Consolidating your student loan debt can do more than just reduce your long-term debt. The fact is that a consolidation can help you increase your credit score over the course of the loan. That, in turn, will help you buy a better car, get the home you want, or end up with a lower rate credit card. How, though, is it that a consolidation of student loan debt can help you raise your credit rating? Consider some of the credit rating measures used by the reporting agencies.
First of all, the more open accounts you have the lower your score will generally be. Over your student life, you will take out as many as 8 loans to pay for your education. Each of those is listed as a separate account with its own interest, payments, and principal. When you consolidate, you are closing those accounts down to one account. So instead of 8 open accounts, you have one. That right there will help you score.

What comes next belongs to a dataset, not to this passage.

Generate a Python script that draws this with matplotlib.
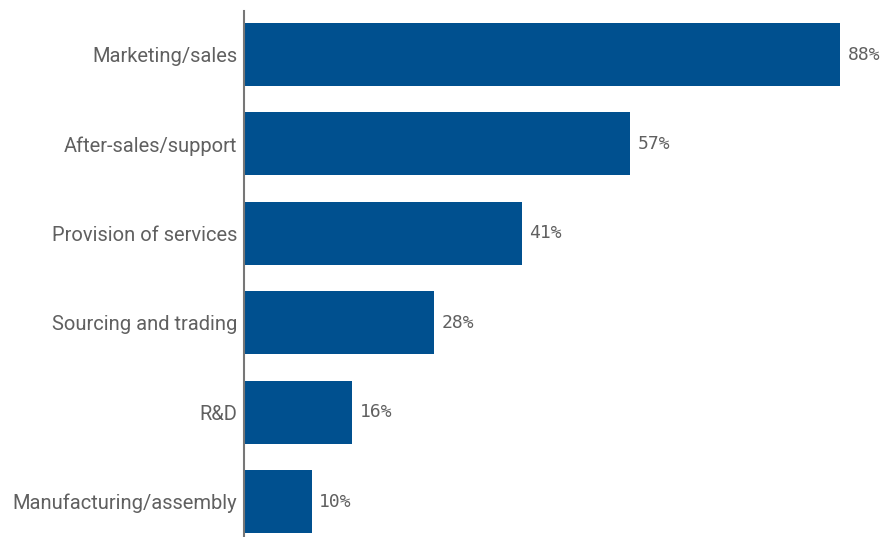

Secondly, you will have lower payments after you have consolidated your student loans. When the reporting agencies figure your credit score, they do so by looking at what your minimum monthly payments are. Instead of having several payments per month for your student loans, you have one payment that is less than the sum of those old payments. Again, the consolidation helps your score.
As a final point, you are improving your debt to credit ration. When your score is figured, the reporting companies will check your debt by looking at available credit versus credit used. When you have more credit available, but less used (like when you consolidate student loan debt) then you are looking at a higher score. So, if for no other reason, consider consolidating to help your credit score.